Check how your super funds are faring
Most Australians are investors in the share market through their super. Your super funds could invest in a range of investments including global shares, cash, fixed income, bonds, both listed and unlisted infrastructure, both listed and unlisted property, and private equity. Each of these has its own risk profile so while the market is quite volatile at the moment, there will be a higher risk for some assets.
While you don’t select the assets your super fund invests in on your behalf, you do have control over how your super is invested more broadly by contacting your super fund and choosing an investment option. While the investment options differ from fund to fund, most offer options such as conservative, balanced, growth and high growth.

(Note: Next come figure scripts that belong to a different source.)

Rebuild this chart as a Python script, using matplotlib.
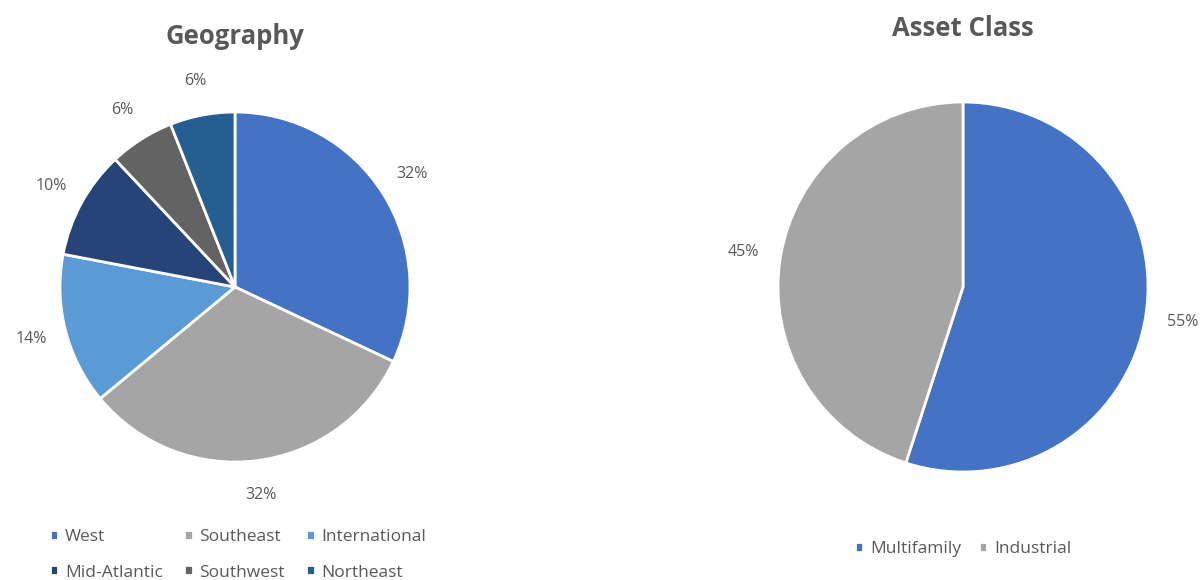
import matplotlib
matplotlib.use("Agg")
import matplotlib.pyplot as plt

plt.rcParams["font.family"] = ["Open Sans", "DejaVu Sans"]

TEXT = "#595959"

# Geography
geo_labels = ["West", "Southeast", "International", "Mid-Atlantic", "Southwest", "Northeast"]
geo_values = [32, 32, 14, 10, 6, 6]
geo_colors = ["#4472C4", "#A5A5A5", "#5B9BD5", "#264478", "#636363", "#255E91"]

# Asset class
asset_labels = ["Multifamily", "Industrial"]
asset_values = [55, 45]
asset_colors = ["#4472C4", "#A5A5A5"]


def draw_pie(ax, values, colors):
    wedges, _, _ = ax.pie(values, colors=colors, startangle=90, counterclock=False,
                          autopct="%1.0f%%", pctdistance=1.2,
                          wedgeprops=dict(edgecolor="white", linewidth=2),
                          textprops=dict(color=TEXT, fontsize=11.5))
    ax.set_xlim(-1, 1)
    ax.set_ylim(-1, 1)
    ax.set_aspect("equal")
    return wedges


W, H = 1200, 580
fig = plt.figure(figsize=(12, 5.8), dpi=100)

# left pie: centre (235, 287), r 175 px
ax1 = fig.add_axes([(235 - 175) / W, (H - 287 - 175) / H, 350 / W, 350 / H])
w1 = draw_pie(ax1, geo_values, geo_colors)

# right pie: centre (963, 287), r 185 px
ax2 = fig.add_axes([(963 - 185) / W, (H - 287 - 185) / H, 370 / W, 370 / H])
w2 = draw_pie(ax2, asset_values, asset_colors)

fig.text(235 / W, 1 - 37 / H, "Geography", ha="center", va="center",
         fontsize=18.5, fontweight="bold", color=TEXT)
fig.text(963 / W, 1 - 28 / H, "Asset Class", ha="center", va="center",
         fontsize=18.5, fontweight="bold", color=TEXT)

leg_kw = dict(frameon=False, fontsize=12.5, labelcolor=TEXT, handlelength=0.5,
              handleheight=0.5, handletextpad=0.4)
# legend fills column-wise, so reorder to read row by row
order = [0, 3, 1, 4, 2, 5]
fig.legend([w1[i] for i in order], [geo_labels[i] for i in order],
           loc="center", bbox_to_anchor=(238 / W, 1 - 555 / H),
           ncol=3, columnspacing=1.2, labelspacing=1.1, **leg_kw)
fig.legend(w2, asset_labels, loc="center", bbox_to_anchor=(963 / W, 1 - 549 / H),
           ncol=2, columnspacing=1.0, **leg_kw)

fig.savefig("out.png", dpi=100, facecolor="white")
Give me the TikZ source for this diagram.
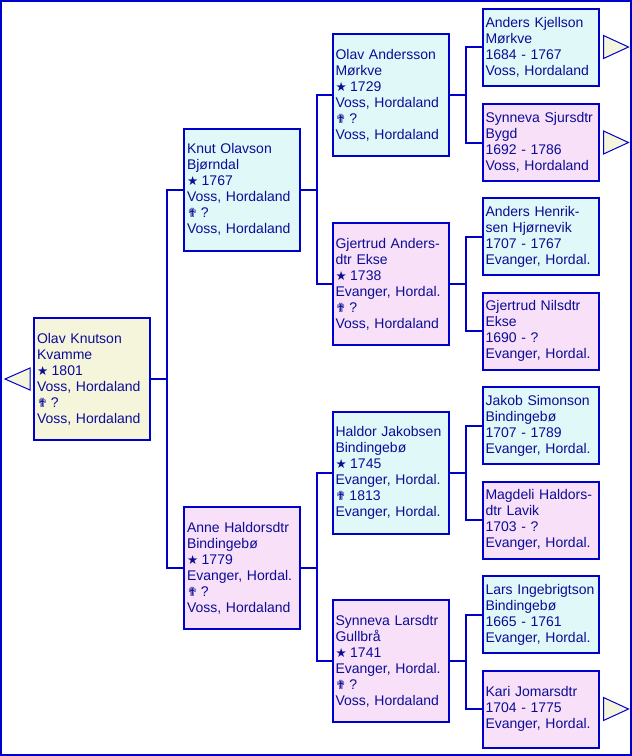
\documentclass[tikz,border=0pt]{standalone}
\usepackage{fontspec}
\setmainfont{Liberation Sans}
\newfontfamily\symfont{DejaVu Sans}
\usetikzlibrary{calc}
\definecolor{lineblue}{RGB}{0,0,204}
\definecolor{txtblue}{RGB}{12,12,150}
\definecolor{malefill}{RGB}{224,248,248}
\definecolor{femfill}{RGB}{248,224,248}
\definecolor{rootfill}{RGB}{245,245,220}
\newcommand{\bsym}{{\symfont\fontsize{12.5}{12}\selectfont ★}\hspace{3.5pt}}
\newcommand{\dsym}{{\symfont\fontsize{12.5}{12}\selectfont ✟}\hspace{3.5pt}}
\begin{document}
\begin{tikzpicture}[x=1pt,y=-1pt,
  person/.style={draw=lineblue, line width=2pt, rectangle, minimum width=116pt,
    text width=110pt, inner xsep=3pt, inner ysep=0pt, align=left, text=txtblue,
    font=\fontsize{14}{16}\selectfont},
  big/.style={person, minimum height=122pt},
  small/.style={person, minimum height=77pt},
  male/.style={fill=malefill},
  female/.style={fill=femfill},
  rootp/.style={fill=rootfill},
  conn/.style={draw=lineblue, line width=2pt},
  more/.style={draw=lineblue, line width=1pt, fill=rootfill, line join=miter},
]
\useasboundingbox (0,0) rectangle (632,756);
\draw[lineblue, line width=2pt] (1,1) rectangle (630.5,754.5);

% generation 0
\node[big, rootp] (root) at (92,379) {Olav Knutson\\Kvamme\\\bsym 1801\\Voss, Hordaland\\\dsym ?\\Voss, Hordaland};

% generation 1
\node[big, male] (knut) at (242,189.5) {Knut Olavson\\Bjørndal\\\bsym 1767\\Voss, Hordaland\\\dsym ?\\Voss, Hordaland};
\node[big, female] (anne) at (242,568) {Anne Haldorsdtr\\Bindingebø\\\bsym 1779\\Evanger, Hordal.\\\dsym ?\\Voss, Hordaland};

% generation 2
\node[big, male] (olav) at (390.5,95) {Olav Andersson\\Mørkve\\\bsym 1729\\Voss, Hordaland\\\dsym ?\\Voss, Hordaland};
\node[big, female] (gjertrudA) at (390.5,284) {Gjertrud Anders-\\dtr Ekse\\\bsym 1738\\Evanger, Hordal.\\\dsym ?\\Voss, Hordaland};
\node[big, male] (haldor) at (390.5,473) {Haldor Jakobsen\\Bindingebø\\\bsym 1745\\Evanger, Hordal.\\\dsym 1813\\Evanger, Hordal.};
\node[big, female] (synnevaL) at (390.5,661) {Synneva Larsdtr\\Gullbrå\\\bsym 1741\\Evanger, Hordal.\\\dsym ?\\Voss, Hordaland};

% generation 3
\node[small, male] (andersK) at (540.5,47) {Anders Kjellson\\Mørkve\\1684 - 1767\\Voss, Hordaland};
\node[small, female] (synnevaS) at (540.5,142.5) {Synneva Sjursdtr\\Bygd\\1692 - 1786\\Voss, Hordaland};
\node[small, male] (andersH) at (540.5,236.5) {Anders Henrik-\\sen Hjørnevik\\1707 - 1767\\Evanger, Hordal.};
\node[small, female] (gjertrudN) at (540.5,331) {Gjertrud Nilsdtr\\Ekse\\1690 - ?\\Evanger, Hordal.};
\node[small, male] (jakob) at (540.5,425.5) {Jakob Simonson\\Bindingebø\\1707 - 1789\\Evanger, Hordal.};
\node[small, female] (magdeli) at (540.5,520) {Magdeli Haldors-\\dtr Lavik\\1703 - ?\\Evanger, Hordal.};
\node[small, male] (lars) at (540.5,614.5) {Lars Ingebrigtson\\Bindingebø\\1665 - 1761\\Evanger, Hordal.};
\node[small, female] (kari) at (540.5,709) {Kari Jomarsdtr\\1704 - 1775\\Evanger, Hordal.};

% connectors
\foreach \p/\c in {root/knut, root/anne, knut/olav, knut/gjertrudA, anne/haldor, anne/synnevaL,
  olav/andersK, olav/synnevaS, gjertrudA/andersH, gjertrudA/gjertrudN,
  haldor/jakob, haldor/magdeli, synnevaL/lars, synnevaL/kari}
  \draw[conn] (\p.east) -- ++(16,0) |- (\c.west);

% "more ancestors" markers
\draw[more] ([xshift=-3pt,yshift=11pt]root.west) -- ([xshift=-3pt,yshift=-11pt]root.west) -- ([xshift=-28pt]root.west) -- cycle;
\foreach \n in {andersK, synnevaS, kari}
  \draw[more] ([xshift=4pt,yshift=11.5pt]\n.east) -- ([xshift=4pt,yshift=-11.5pt]\n.east) -- ([xshift=29pt]\n.east) -- cycle;
\end{tikzpicture}
\end{document}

If you don’t choose an investment option, the default option for most funds is either a balanced or growth option – and around 80% of Australian super accounts are invested in their fund’s default option. This means that for most Australians, while your super may have some exposure to higher-risk assets, this would be balanced by lower-risk assets.
COVID-19 has made the investment market more volatile lately. If you’re close to retirement, it could be a concern for you if your super is invested in higher risk assets. At this time in your life, it could be a good idea to have your super invested in a more conservative investment option so you can speak with your super fund about this and they’ll give you advice – or you can consult your financial adviser.
Consider an annuity
Buying a term or lifetime annuity provides you with a guaranteed income stream over a chosen period, regardless of the sequence of investment returns. While an annuity will give you peace of mind, the returns tend to be lower than other higher risk investments, which may not be suitable for everyone, so take this into account.
Review your spending plans
It’s generally known that new retirees generally spend more than they do later in retirement. Now is a good time to review your spending plans. While COVID-19 is forcing people delay their big trips, any other steps you can take to reduce your spending now will minimise the impact on your retirement portfolio.
If you’re approaching retirement you may be thinking about downsizing your family home. This means you need to sell it and purchase a smaller property or a unit in a retirement village. It could be an ideal time to act on this as real estate prices are at an all time high.
This is a good idea because you can use the extra money you’ll have from selling your home to supplement your super or you could use it as extra liquidity during your retirement.
Also, if you’re on the age pension, you need to be aware when you sell your family home, the money you've gained from downsizing will count towards your means test. Therefore, if you end up with a great deal of extra income, this could result in a reduction, or even the cancellation of your age pension.
If you’re aged over 65 and you’ve lived in your family home for 10 years or more, you can contribute up to $300,000 individually, or $600,000 as a couple, from the sale of your home into your superannuation.
This move can really help you boost the income you can generate in retirement. But before you go down this path, there are some extra eligibility criteria for these large contributions to your super, so you may need to get advice and check if you’re eligible.
Ask your financial adviser about these contributions to your super – usually referred to as ‘Downsizer Contributions.’ These contributions can count towards your Age Pension assets test so check all of this out when you do your planning.
As you can see, downsizing is not as easy as you might first think so it’s best to speak to your financial adviser about the best options for your circumstances.